Ayrıca, yargı kararlarıyla güvence altına alınan diğer önemli ilkeler de mevcuttur:
- Lehe Olan Kanun Hükmünün Uygulanması: Disiplin soruşturması devam ederken mevzuatta personel lehine bir değişiklik olursa, yeni ve lehe olan hükmün uygulanması gerekir (Danıştay 2. Dairesi, K: 2023/1928).
- Savunma Hakkıyla Bağlılık: Personele hangi fiil isnat edilerek savunması istenmişse, ceza da ancak o fiil üzerinden verilebilir. Daha hafif bir suç isnadıyla savunma alınıp, sonrasında daha ağır bir suçtan ceza verilmesi, savunma hakkının esastan ihlalidir (DANIŞTAY İdari Dava Daireleri Kurulu, K: 2020/828).

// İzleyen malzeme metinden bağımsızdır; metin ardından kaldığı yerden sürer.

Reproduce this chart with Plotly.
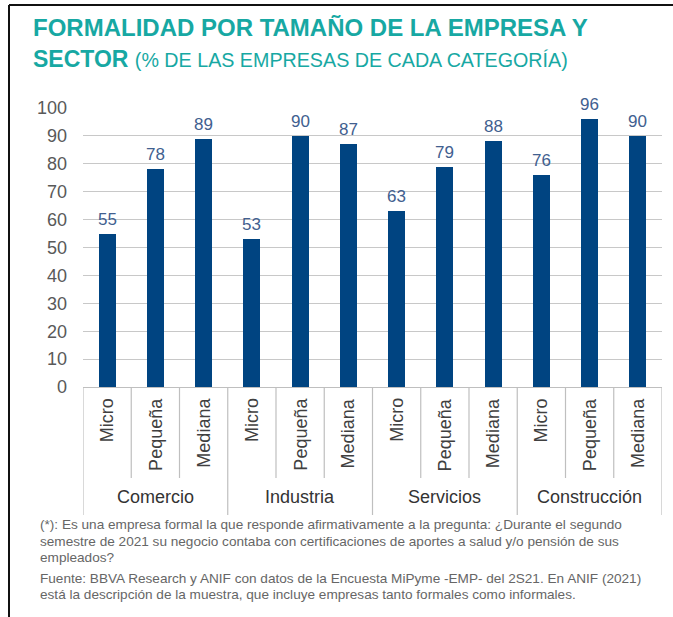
import plotly.graph_objects as go

# data
sectors = ["Comercio", "Industria", "Servicios", "Construcción"]
sizes = ["Micro", "Pequeña", "Mediana"]
values = [55, 78, 89,
          53, 90, 87,
          63, 79, 88,
          76, 96, 90]

W, H = 673, 617
L, R, T, B = 83, 11, 108, 230
plot_w = W - L - R
plot_h = H - T - B

def px_x(px):
    return (px - L) / plot_w

def px_y(py):
    return (H - B - py) / plot_h

FONT = "Liberation Sans, Arial, sans-serif"
TEAL = "#17A8A3"
NAVY = "#004481"

x_idx = list(range(len(values)))

fig = go.Figure()
fig.add_trace(go.Bar(
    x=x_idx,
    y=values,
    width=0.35,
    marker=dict(color=NAVY, line=dict(width=0)),
    hoverinfo="skip",
))

shapes = []
annotations = []

# value labels above the bars
for i, v in zip(x_idx, values):
    annotations.append(dict(
        x=i, y=v, xref="x", yref="y", text=str(v),
        showarrow=False, xanchor="center", yanchor="bottom", yshift=3,
        font=dict(size=17, color="#41608F", family=FONT),
    ))

# separators below the axis
n_sizes = len(sizes)
for i in range(len(values) + 1):
    is_group = i % n_sizes == 0
    shapes.append(dict(
        type="line", xref="x", yref="paper",
        x0=i - 0.5, x1=i - 0.5,
        y0=0, y1=px_y(515) if is_group else px_y(478),
        line=dict(color="#BFBFBF", width=1.2),
    ))

# inner labels (rotated)
for i in x_idx:
    annotations.append(dict(
        x=i, y=px_y(396), xref="x", yref="paper",
        text=sizes[i % n_sizes], textangle=-90,
        showarrow=False, xanchor="center", yanchor="top",
        font=dict(size=18, color="#404040", family=FONT),
    ))

# group labels
for g, name in enumerate(sectors):
    annotations.append(dict(
        x=g * n_sizes + (n_sizes - 1) / 2, y=px_y(497), xref="x", yref="paper",
        text=name, showarrow=False, xanchor="center", yanchor="middle",
        font=dict(size=18, color="#333333", family=FONT),
    ))

# title
annotations.append(dict(
    x=px_x(31), y=px_y(28), xref="paper", yref="paper",
    text="<b>FORMALIDAD POR TAMAÑO DE LA EMPRESA Y</b>",
    showarrow=False, xanchor="left", yanchor="middle",
    font=dict(size=24, color=TEAL, family=FONT),
))
annotations.append(dict(
    x=px_x(31), y=px_y(59), xref="paper", yref="paper",
    text="<b>SECTOR</b> <span style='font-size:19.7px'>(% DE LAS EMPRESAS DE CADA CATEGORÍA)</span>",
    showarrow=False, xanchor="left", yanchor="middle",
    font=dict(size=23, color=TEAL, family=FONT),
))

# footnotes
foot_lines = [
    "(*): Es una empresa formal la que responde afirmativamente a la pregunta: ¿Durante el segundo",
    "semestre de 2021 su negocio contaba con certificaciones de aportes a salud y/o pensión de sus",
    "empleados?",
    "Fuente: BBVA Research y ANIF con datos de la Encuesta MiPyme -EMP- del 2S21. En ANIF (2021)",
    "está la descripción de la muestra, que incluye empresas tanto formales como informales.",
]
foot_y = [524, 541, 557, 578, 594]
for line, fy in zip(foot_lines, foot_y):
    annotations.append(dict(
        x=px_x(38), y=px_y(fy), xref="paper", yref="paper", text=line,
        showarrow=False, xanchor="left", yanchor="middle", align="left",
        font=dict(size=13.6, color="#666666", family=FONT),
    ))

# frame
shapes.append(dict(type="line", xref="paper", yref="paper",
                   x0=px_x(9), x1=px_x(W + 5), y0=px_y(5), y1=px_y(5),
                   line=dict(color="#111111", width=2)))
shapes.append(dict(type="line", xref="paper", yref="paper",
                   x0=px_x(9), x1=px_x(9), y0=px_y(5), y1=px_y(H + 5),
                   line=dict(color="#111111", width=2)))

fig.update_layout(
    width=W, height=H,
    margin=dict(l=L, r=R, t=T, b=B),
    paper_bgcolor="white", plot_bgcolor="white",
    showlegend=False,
    bargap=0,
    font=dict(family=FONT),
    xaxis=dict(range=[-0.5, len(values) - 0.5], showticklabels=False,
               showgrid=False, zeroline=False, showline=False, fixedrange=True),
    yaxis=dict(range=[0, 100], dtick=10, showgrid=True, gridcolor="#C8C8C8",
               gridwidth=1.2, zeroline=True, zerolinecolor="#BFBFBF", zerolinewidth=1.2,
               tickfont=dict(size=18, color="#595959", family=FONT),
               ticklabelstandoff=15, fixedrange=True),
    shapes=shapes,
    annotations=annotations,
)

fig.write_html(
    "out.html",
    config={"displayModeBar": False},
    post_script="document.body.style.margin='0px';document.body.style.overflow='hidden';",
)
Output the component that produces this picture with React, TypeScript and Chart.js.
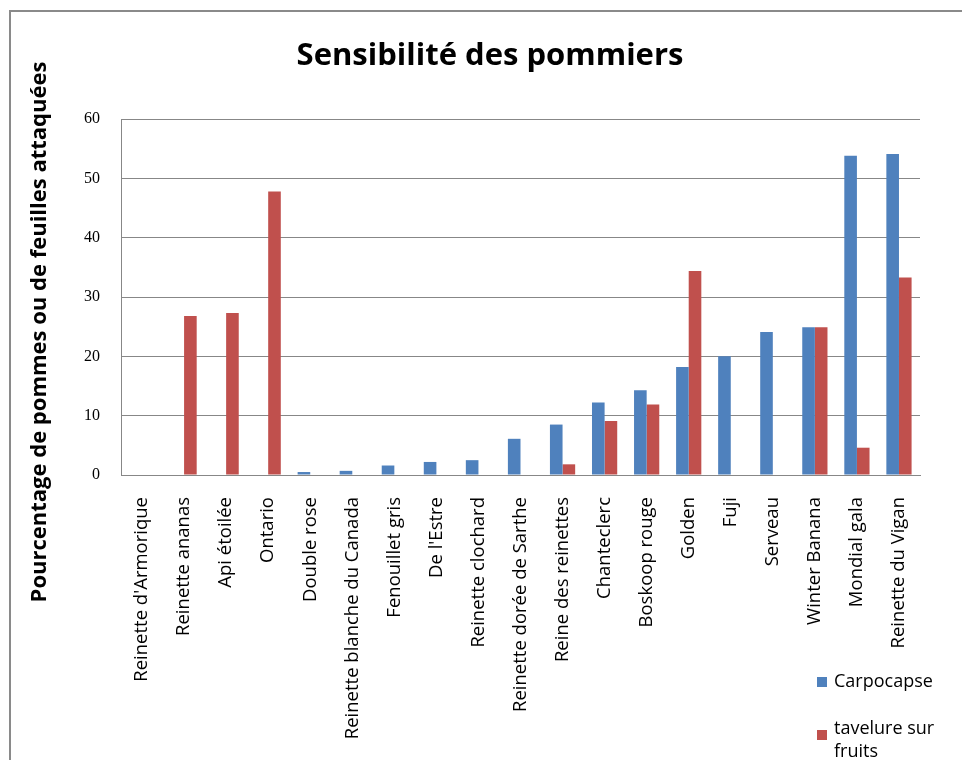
import React, { useEffect, useRef } from "react";
import { Chart, registerables } from "chart.js";

Chart.register(...registerables);

const categories = [
  "Reinette d'Armorique",
  "Reinette ananas",
  "Api étoilée",
  "Ontario",
  "Double rose",
  "Reinette blanche du Canada",
  "Fenouillet gris",
  "De l'Estre",
  "Reinette clochard",
  "Reinette dorée de Sarthe",
  "Reine des reinettes",
  "Chanteclerc",
  "Boskoop rouge",
  "Golden",
  "Fuji",
  "Serveau",
  "Winter Banana",
  "Mondial gala",
  "Reinette du Vigan",
];

const carpocapse = [0, 0, 0, 0, 0.5, 0.7, 1.6, 2.2, 2.5, 6.1, 8.5, 12.2, 14.3, 18.2, 20.0, 24.1, 24.9, 53.8, 54.1];
const tavelure = [0, 26.8, 27.3, 47.8, 0, 0, 0, 0, 0, 0, 1.8, 9.1, 11.9, 34.4, 0, 0, 24.9, 4.6, 33.3];

const seriesNames = ["Carpocapse", "tavelure sur fruits"];
const legendLines = [["Carpocapse"], ["tavelure sur", "fruits"]];
const yTicks = [0, 10, 20, 30, 40, 50, 60];

const chartTitle = "Sensibilité des pommiers";
const yTitle = "Pourcentage de pommes ou de feuilles attaquées";

const BLUE = "#4F81BD";
const RED = "#C0504D";
const GRID = "#878787";
const SANS = "'Open Sans'";

export default function App() {
  const ref = useRef<HTMLCanvasElement>(null);

  useEffect(() => {
    if (!ref.current) return;
    const overlay = {
      id: "overlay",
      beforeDraw(chart: any) {
        const ctx = chart.ctx;
        ctx.save();
        ctx.fillStyle = "#fff";
        ctx.fillRect(0, 0, chart.width, chart.height);
        ctx.strokeStyle = "#8a8a8a";
        ctx.lineWidth = 2;
        ctx.beginPath();
        ctx.moveTo(10, chart.height + 5);
        ctx.lineTo(10, 11);
        ctx.lineTo(chart.width + 5, 11);
        ctx.stroke();
        ctx.restore();
      },
      afterDraw(chart: any) {
        const ctx = chart.ctx;
        ctx.save();
        // y axis title
        ctx.translate(40, 332);
        ctx.rotate(-Math.PI / 2);
        ctx.fillStyle = "#000";
        ctx.font = "bold 22px " + SANS;
        ctx.textAlign = "center";
        ctx.textBaseline = "middle";
        ctx.fillText(yTitle, 0, 0);
        ctx.restore();

        // legend
        ctx.save();
        const boxY = [682, 735];
        const textY = [682, 729];
        chart.data.datasets.forEach((ds: any, i: number) => {
          ctx.fillStyle = ds.backgroundColor;
          ctx.fillRect(817, boxY[i] - 5, 10, 10);
          ctx.fillStyle = "#000";
          ctx.font = "18px " + SANS;
          ctx.textAlign = "left";
          ctx.textBaseline = "middle";
          legendLines[i].forEach((line, j) => {
            ctx.fillText(line, 834, textY[i] + j * 23);
          });
        });
        ctx.restore();
      },
    };

    const chart = new Chart(ref.current, {
      type: "bar",
      data: {
        labels: categories,
        datasets: [
          { label: seriesNames[0], data: carpocapse, backgroundColor: BLUE, categoryPercentage: 0.6, barPercentage: 1 },
          { label: seriesNames[1], data: tavelure, backgroundColor: RED, categoryPercentage: 0.6, barPercentage: 1 },
        ],
      },
      options: {
        responsive: false,
        animation: false,
        devicePixelRatio: 1,
        layout: { padding: { left: 60, right: 42, top: 0, bottom: 0 } },
        plugins: {
          legend: { display: false },
          tooltip: { enabled: false },
          title: {
            display: true,
            text: chartTitle,
            color: "#000",
            font: { family: SANS, size: 31, weight: "bold" },
            padding: { top: 38, bottom: 43.8 },
          },
        },
        scales: {
          x: {
            grid: { display: false, drawTicks: false },
            border: { display: true, color: GRID },
            ticks: {
              autoSkip: false,
              minRotation: 90,
              maxRotation: 90,
              padding: 22,
              color: "#000",
              font: { family: SANS, size: 18.5 },
            },
            afterFit(s: any) {
              s.height = 285;
            },
          },
          y: {
            min: 0,
            max: 60,
            afterBuildTicks(s: any) {
              s.ticks = yTicks.map((v) => ({ value: v }));
            },
            ticks: {
              padding: 21,
              color: "#000",
              font: { family: "Liberation Serif", size: 16 },
            },
            grid: { color: GRID, drawTicks: false },
            border: { color: GRID },
            afterFit(s: any) {
              s.width = 61;
            },
          },
        },
      },
      plugins: [overlay],
    });
    return () => chart.destroy();
  }, []);

  return (
    <div style={{ position: "absolute", left: 0, top: 0, width: 962, height: 760, background: "#fff" }}>
      <canvas ref={ref} width={962} height={760} style={{ display: "block" }} />
    </div>
  );
}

Sonuç olarak, bir disiplin cezasıyla karşı karşıya kalan devlet memuru, kolluk kuvveti personeli veya öğrencinin hak arama yolları kanunlarla ve anayasal güvencelerle korunmaktadır. Bu süreç, cezanın hukuki dayanağından başlayarak soruşturma usulü, zamanaşımı süreleri, savunma hakkının etkin kullanımı gibi şekli unsurlarla ilerler. Cezanın tebliğ edilmesinin ardından başlayan 7 günlük idari itiraz veya 60 günlük iptal davası açma süreleri, hak kaybı yaşanmaması adına titizlikle takip edilmelidir. İdare Mahkemeleri, açılan davalarda yalnızca usuli eksiklikleri değil, aynı zamanda cezanın tipiklik, ölçülülük, tarafsızlık gibi temel hukuk ilkelerine uygunluğunu da denetler. Danıştay kararlarıyla şekillenen bu ilkeler, idarenin takdir yetkisinin keyfiliğe dönüşmesini engelleyen en önemli mekanizmalardır. Karmaşık usul kuralları ve esasa ilişkin ilkeler barındıran bu süreçte, hakların tam ve etkin bir şekilde korunabilmesi için alanında uzman bir hukuk profesyonelinden destek alınması büyük önem taşımaktadır.